Begin at the line that contains "Generate a LaTeX", stop after the line that contains "(timelabel) at (512,150)", and reproduce only that span, unaltered.
begin Items
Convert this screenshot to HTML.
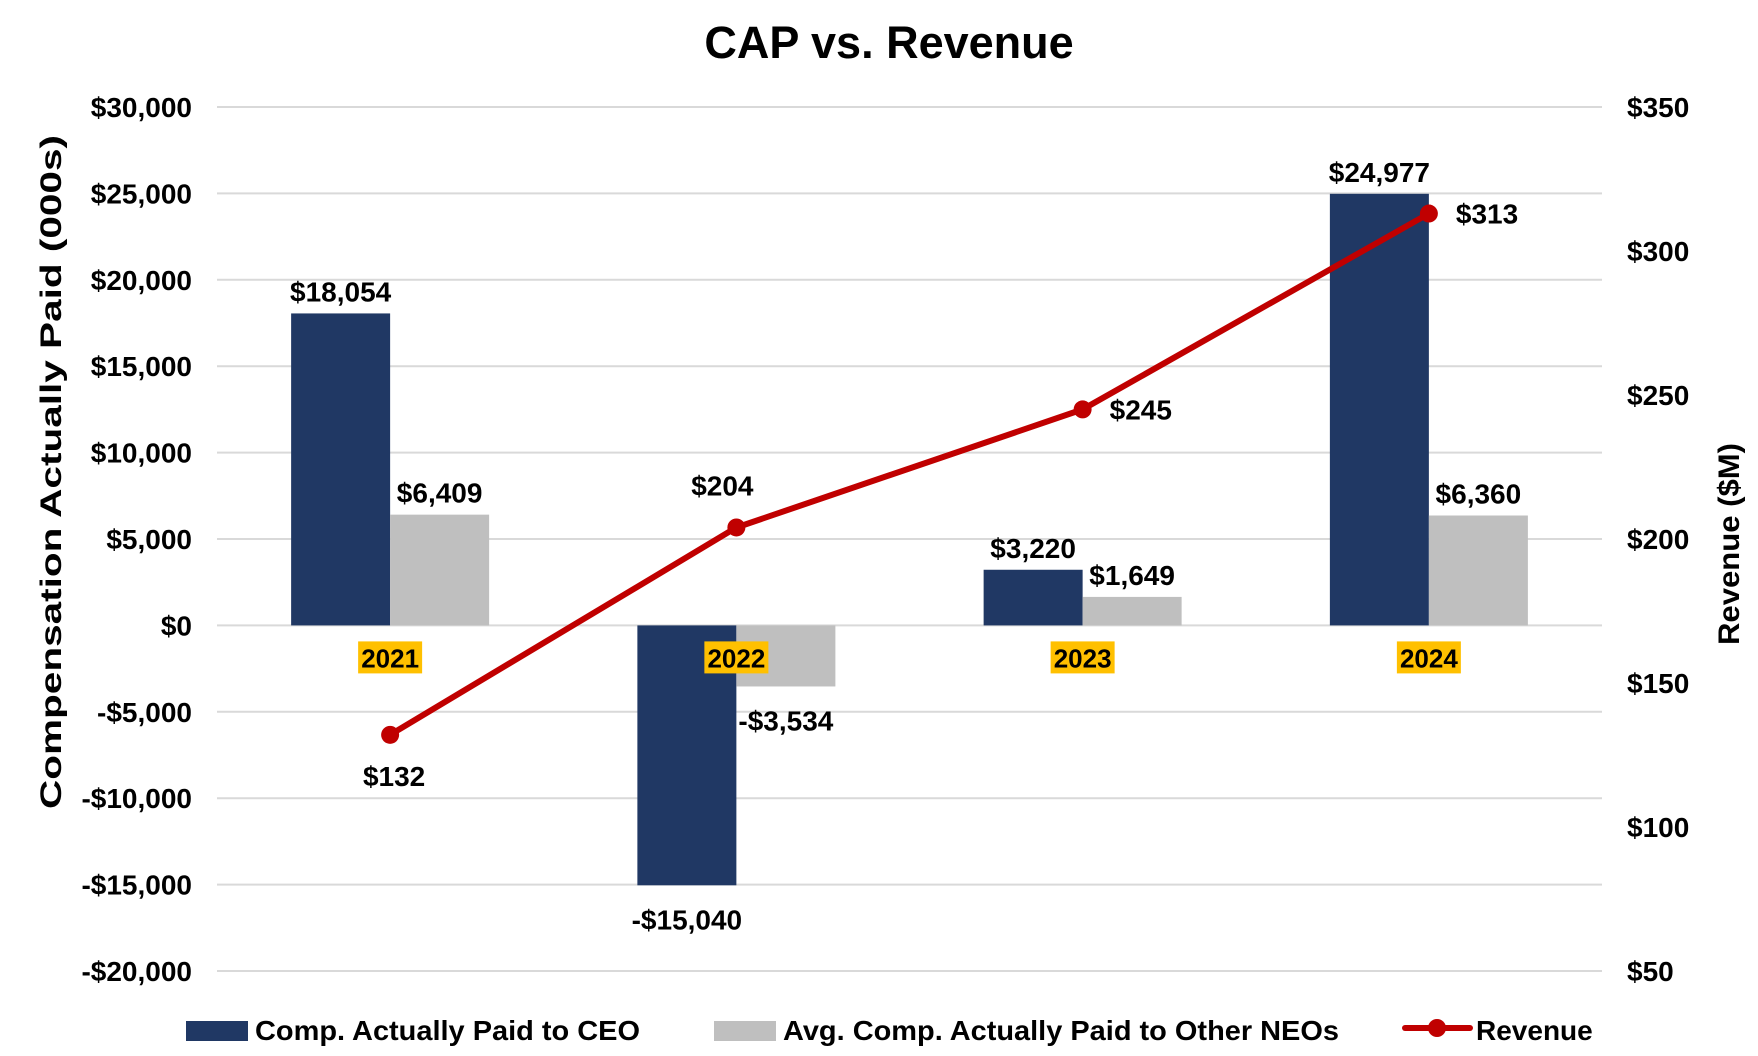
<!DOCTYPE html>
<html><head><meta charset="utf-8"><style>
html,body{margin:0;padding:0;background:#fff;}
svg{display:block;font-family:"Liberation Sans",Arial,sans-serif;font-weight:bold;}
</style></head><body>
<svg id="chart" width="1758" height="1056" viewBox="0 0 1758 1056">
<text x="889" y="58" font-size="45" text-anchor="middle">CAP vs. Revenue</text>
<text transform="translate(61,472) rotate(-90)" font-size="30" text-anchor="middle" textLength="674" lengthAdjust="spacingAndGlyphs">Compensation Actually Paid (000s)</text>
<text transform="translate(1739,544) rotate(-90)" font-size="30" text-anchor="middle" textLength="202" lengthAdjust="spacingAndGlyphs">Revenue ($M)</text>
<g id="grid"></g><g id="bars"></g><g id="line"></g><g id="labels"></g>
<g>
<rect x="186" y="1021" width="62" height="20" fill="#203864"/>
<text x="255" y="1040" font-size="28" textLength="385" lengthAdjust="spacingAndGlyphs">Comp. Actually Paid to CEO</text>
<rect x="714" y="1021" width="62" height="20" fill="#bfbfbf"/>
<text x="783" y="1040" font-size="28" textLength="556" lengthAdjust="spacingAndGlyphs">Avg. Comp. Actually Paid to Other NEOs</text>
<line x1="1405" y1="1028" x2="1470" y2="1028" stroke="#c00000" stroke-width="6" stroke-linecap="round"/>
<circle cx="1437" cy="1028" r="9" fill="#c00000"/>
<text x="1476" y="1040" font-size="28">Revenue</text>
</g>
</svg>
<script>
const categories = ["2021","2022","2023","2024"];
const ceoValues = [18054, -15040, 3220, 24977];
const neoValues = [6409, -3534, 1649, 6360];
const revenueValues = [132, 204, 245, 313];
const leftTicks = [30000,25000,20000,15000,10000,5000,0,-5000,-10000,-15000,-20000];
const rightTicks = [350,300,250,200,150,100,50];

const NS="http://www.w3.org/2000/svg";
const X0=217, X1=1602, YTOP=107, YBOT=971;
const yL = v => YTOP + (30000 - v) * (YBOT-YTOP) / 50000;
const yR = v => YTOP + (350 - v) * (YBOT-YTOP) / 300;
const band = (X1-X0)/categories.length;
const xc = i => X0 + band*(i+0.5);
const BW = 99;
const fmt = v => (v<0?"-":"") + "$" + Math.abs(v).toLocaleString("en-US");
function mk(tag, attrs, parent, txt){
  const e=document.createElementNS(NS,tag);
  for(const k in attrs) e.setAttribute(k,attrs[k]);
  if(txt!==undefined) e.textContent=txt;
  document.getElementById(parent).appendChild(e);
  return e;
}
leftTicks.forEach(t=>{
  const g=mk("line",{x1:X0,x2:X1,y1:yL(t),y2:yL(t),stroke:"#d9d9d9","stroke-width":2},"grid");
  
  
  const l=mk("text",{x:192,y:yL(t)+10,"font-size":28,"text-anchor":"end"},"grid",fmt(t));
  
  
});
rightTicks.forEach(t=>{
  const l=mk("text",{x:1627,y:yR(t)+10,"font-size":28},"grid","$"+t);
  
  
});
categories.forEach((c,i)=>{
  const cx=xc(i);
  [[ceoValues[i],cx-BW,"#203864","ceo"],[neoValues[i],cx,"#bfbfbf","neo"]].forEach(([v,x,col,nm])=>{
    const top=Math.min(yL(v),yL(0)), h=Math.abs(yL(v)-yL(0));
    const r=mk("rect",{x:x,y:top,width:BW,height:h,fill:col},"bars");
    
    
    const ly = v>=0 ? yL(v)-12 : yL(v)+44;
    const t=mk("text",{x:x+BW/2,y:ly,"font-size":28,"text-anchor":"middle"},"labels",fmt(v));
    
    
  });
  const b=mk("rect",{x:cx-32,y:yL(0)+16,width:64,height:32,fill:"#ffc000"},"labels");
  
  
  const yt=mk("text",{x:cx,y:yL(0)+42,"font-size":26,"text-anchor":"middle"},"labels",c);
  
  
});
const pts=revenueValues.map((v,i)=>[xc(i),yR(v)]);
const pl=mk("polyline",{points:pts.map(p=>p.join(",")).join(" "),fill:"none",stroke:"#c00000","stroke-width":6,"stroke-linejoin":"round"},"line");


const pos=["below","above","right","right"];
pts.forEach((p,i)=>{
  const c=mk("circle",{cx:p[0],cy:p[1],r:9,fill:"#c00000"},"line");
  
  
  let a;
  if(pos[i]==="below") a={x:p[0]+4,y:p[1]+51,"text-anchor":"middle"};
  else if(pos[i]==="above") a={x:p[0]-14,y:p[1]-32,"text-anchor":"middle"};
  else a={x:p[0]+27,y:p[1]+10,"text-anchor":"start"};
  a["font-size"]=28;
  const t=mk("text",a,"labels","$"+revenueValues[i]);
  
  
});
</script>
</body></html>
end Items
begin Items
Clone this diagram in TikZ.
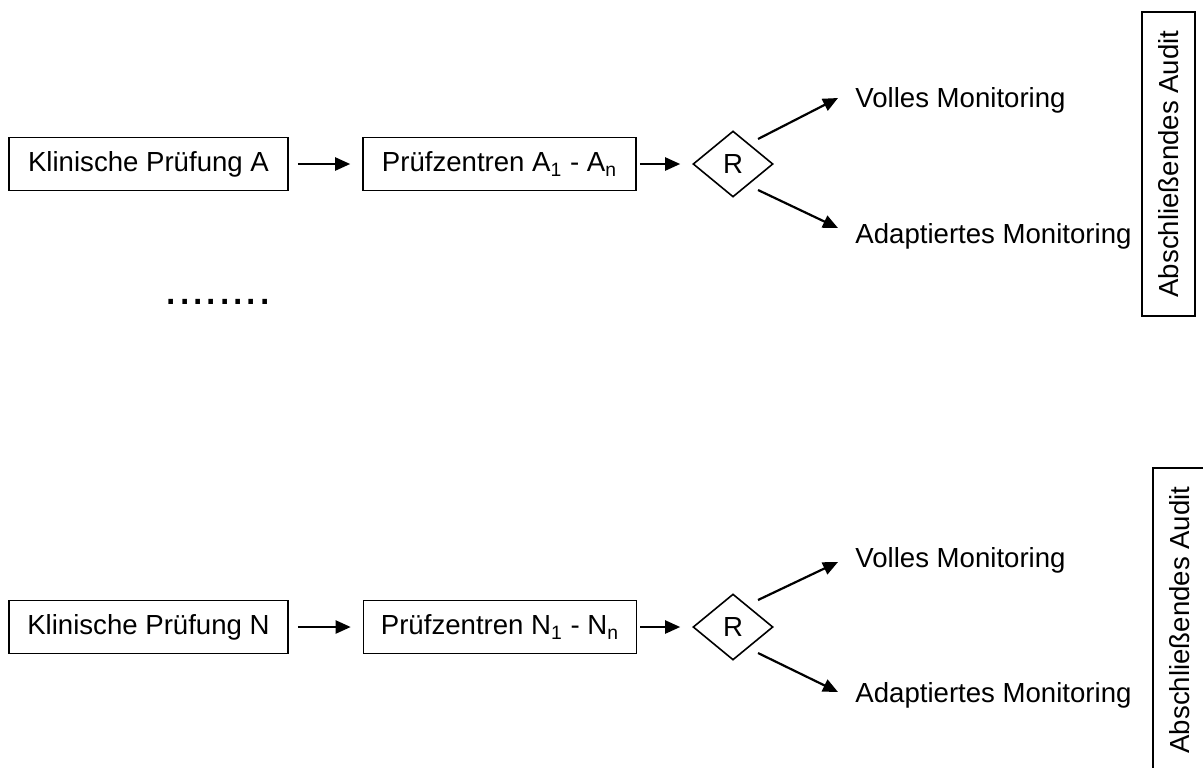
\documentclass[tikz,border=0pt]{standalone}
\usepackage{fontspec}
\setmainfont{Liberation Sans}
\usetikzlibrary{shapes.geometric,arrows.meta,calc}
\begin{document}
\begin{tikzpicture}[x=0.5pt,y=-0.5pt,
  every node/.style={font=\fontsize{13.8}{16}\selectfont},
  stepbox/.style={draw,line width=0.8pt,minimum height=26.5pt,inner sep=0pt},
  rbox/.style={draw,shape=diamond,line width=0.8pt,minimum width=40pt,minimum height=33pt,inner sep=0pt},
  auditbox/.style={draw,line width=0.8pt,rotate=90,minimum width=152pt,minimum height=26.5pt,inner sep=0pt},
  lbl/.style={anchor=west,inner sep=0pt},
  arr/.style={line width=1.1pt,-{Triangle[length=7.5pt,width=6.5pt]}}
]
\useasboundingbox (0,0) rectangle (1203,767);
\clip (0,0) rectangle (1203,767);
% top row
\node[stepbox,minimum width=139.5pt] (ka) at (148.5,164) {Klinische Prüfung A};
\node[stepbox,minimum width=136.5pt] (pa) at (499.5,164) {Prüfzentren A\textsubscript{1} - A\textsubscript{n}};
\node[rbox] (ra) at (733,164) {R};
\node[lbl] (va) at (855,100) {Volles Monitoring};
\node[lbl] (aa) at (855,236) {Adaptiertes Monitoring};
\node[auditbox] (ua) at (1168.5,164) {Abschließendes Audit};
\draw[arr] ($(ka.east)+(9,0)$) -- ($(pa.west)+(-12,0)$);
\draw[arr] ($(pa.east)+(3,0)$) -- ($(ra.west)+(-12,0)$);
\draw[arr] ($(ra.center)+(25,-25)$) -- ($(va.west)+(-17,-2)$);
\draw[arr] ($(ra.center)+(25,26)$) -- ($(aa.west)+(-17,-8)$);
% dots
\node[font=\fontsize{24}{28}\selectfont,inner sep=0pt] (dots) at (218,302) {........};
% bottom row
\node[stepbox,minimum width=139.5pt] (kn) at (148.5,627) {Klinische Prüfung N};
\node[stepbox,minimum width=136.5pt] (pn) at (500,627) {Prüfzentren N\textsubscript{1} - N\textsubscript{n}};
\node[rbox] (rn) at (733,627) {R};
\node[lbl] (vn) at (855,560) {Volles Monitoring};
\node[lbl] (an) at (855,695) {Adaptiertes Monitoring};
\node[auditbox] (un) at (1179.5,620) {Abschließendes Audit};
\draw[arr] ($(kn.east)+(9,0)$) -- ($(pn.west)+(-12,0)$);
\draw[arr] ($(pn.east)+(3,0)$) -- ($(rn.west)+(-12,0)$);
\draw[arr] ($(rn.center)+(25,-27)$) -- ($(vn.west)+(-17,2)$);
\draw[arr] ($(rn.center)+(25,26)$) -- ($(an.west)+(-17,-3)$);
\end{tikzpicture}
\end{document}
end Items
begin Items
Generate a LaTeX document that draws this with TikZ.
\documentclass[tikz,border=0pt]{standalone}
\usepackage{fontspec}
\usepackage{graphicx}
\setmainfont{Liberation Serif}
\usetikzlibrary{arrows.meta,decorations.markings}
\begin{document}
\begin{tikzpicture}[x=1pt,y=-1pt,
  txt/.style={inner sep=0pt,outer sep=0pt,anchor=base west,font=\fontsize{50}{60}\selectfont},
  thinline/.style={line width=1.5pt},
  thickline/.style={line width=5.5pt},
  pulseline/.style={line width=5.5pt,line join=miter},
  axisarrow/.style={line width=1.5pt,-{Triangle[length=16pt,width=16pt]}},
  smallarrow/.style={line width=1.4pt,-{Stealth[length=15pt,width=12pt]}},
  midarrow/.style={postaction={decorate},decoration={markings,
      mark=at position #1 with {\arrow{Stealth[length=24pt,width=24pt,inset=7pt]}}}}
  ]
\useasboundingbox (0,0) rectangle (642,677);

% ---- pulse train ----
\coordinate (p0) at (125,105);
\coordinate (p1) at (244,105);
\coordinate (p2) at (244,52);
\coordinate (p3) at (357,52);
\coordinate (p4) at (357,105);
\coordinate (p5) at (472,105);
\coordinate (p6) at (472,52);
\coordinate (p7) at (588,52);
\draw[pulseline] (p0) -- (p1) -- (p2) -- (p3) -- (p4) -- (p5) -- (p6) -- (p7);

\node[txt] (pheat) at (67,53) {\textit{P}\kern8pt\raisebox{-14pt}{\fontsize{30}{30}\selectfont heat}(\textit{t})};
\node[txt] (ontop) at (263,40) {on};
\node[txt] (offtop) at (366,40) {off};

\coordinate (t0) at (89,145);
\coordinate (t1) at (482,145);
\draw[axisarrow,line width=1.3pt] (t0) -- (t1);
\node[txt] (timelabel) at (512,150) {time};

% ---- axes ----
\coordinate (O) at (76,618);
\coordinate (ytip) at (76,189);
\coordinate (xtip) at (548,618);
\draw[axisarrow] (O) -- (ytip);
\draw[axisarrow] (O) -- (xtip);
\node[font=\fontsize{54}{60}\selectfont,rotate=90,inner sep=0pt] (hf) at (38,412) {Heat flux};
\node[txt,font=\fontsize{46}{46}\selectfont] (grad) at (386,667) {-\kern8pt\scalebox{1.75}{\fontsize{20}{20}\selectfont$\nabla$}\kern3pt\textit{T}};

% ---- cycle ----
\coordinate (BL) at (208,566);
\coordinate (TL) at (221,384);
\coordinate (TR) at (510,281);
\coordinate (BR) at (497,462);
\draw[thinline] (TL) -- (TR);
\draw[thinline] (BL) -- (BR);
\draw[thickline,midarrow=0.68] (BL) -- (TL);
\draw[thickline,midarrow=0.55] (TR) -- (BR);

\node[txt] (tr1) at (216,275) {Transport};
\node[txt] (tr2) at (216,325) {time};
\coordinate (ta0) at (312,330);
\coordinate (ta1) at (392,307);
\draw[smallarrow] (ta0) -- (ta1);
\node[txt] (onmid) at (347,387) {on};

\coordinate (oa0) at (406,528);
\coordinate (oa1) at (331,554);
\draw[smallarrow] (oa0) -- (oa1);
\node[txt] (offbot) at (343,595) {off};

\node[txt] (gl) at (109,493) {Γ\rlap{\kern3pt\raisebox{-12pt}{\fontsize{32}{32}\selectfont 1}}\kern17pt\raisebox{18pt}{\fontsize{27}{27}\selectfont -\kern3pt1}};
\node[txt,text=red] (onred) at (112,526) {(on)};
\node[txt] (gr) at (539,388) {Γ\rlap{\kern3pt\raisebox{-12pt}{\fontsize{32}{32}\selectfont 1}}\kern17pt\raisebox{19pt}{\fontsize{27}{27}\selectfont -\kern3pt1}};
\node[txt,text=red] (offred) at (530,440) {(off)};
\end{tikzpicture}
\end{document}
end Items
§ Worked solution
Generate a LaTeX document that draws this with TikZ.
\documentclass[tikz,border=0pt]{standalone}
\usepackage{fontspec}
\usepackage{graphicx}
\setmainfont{Liberation Serif}
\usetikzlibrary{arrows.meta,decorations.markings}
\begin{document}
\begin{tikzpicture}[x=1pt,y=-1pt,
  txt/.style={inner sep=0pt,outer sep=0pt,anchor=base west,font=\fontsize{50}{60}\selectfont},
  thinline/.style={line width=1.5pt},
  thickline/.style={line width=5.5pt},
  pulseline/.style={line width=5.5pt,line join=miter},
  axisarrow/.style={line width=1.5pt,-{Triangle[length=16pt,width=16pt]}},
  smallarrow/.style={line width=1.4pt,-{Stealth[length=15pt,width=12pt]}},
  midarrow/.style={postaction={decorate},decoration={markings,
      mark=at position #1 with {\arrow{Stealth[length=24pt,width=24pt,inset=7pt]}}}}
  ]
\useasboundingbox (0,0) rectangle (642,677);

% ---- pulse train ----
\coordinate (p0) at (125,105);
\coordinate (p1) at (244,105);
\coordinate (p2) at (244,52);
\coordinate (p3) at (357,52);
\coordinate (p4) at (357,105);
\coordinate (p5) at (472,105);
\coordinate (p6) at (472,52);
\coordinate (p7) at (588,52);
\draw[pulseline] (p0) -- (p1) -- (p2) -- (p3) -- (p4) -- (p5) -- (p6) -- (p7);

\node[txt] (pheat) at (67,53) {\textit{P}\kern8pt\raisebox{-14pt}{\fontsize{30}{30}\selectfont heat}(\textit{t})};
\node[txt] (ontop) at (263,40) {on};
\node[txt] (offtop) at (366,40) {off};

\coordinate (t0) at (89,145);
\coordinate (t1) at (482,145);
\draw[axisarrow,line width=1.3pt] (t0) -- (t1);
\node[txt] (timelabel) at (512,150) {time};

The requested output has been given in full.